4. In a medium bowl, whisk together the eggs, remaining oil, milk, rum, and vanilla extract. Add the egg mixture to the dry ingredients and beat on medium speed until thoroughly combined, about 2 to 3 minutes, scraping the sides of the bowl as needed. Beat until smooth.

5. Pour the cake batter into the prepared pan and bake for about 60 minutes, or until a tester inserted into the center of the cake comes out clean. (My oven takes just a few minutes longer.)

6. When the cake has about 10 minutes left to bake, start the rum syrup. Melt the butter in a medium-sized saucepan over medium heat. Once it is melted, add the sugar and the water. Bring to a rolling boil (one that can't be stirred down). Boil for 5 minutes, stirring constantly. Turn off the heat and stir in the rum. Once it is mixed in, return it to medium heat for about 3 to 5 minutes, stirring constantly.

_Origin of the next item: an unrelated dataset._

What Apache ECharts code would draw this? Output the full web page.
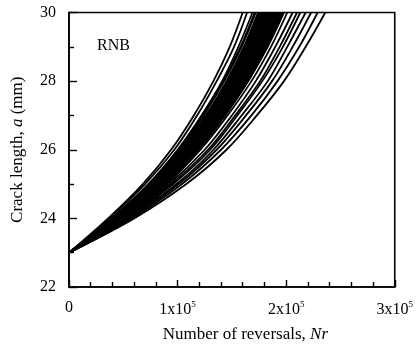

7. When the cake comes out of the oven, use a fork to poke holes all around the top. Immediately pour about one-third of the rum syrup over the top of the cake. Pour slowly so it has time to seep into the cake and down the sides between the pan and cake. Let it sit for 5 minutes or until it appears that all the syrup has absorbed. Don't let it sit too long, or it will stick to the pan.

8. Invert the cake onto a serving platter. Using a fork or a skewer, poke holes all over the cake – the top, sides, and around the inside. Don’t be shy – all of the holes ensure that the rum syrup seeps into the cake evenly. Sloooooowly pour the remaining rum syrup over the top of the cake, allowing it to drip down the sides. You want to do this step very slowly so that the syrup actually seeps into the cake and doesn’t just pool on the bottom of the serving dish.

9. Allow the cake to cool to room temperature before serving. Leftovers can be kept, tightly wrapped, at room temperature for up to 5 days.

 
What holiday traditions do you observe during the year? If you haven't established any, consider doing so as we begin the New Year.
May 2013 be one filled with JOYful BLESSINGS for us all!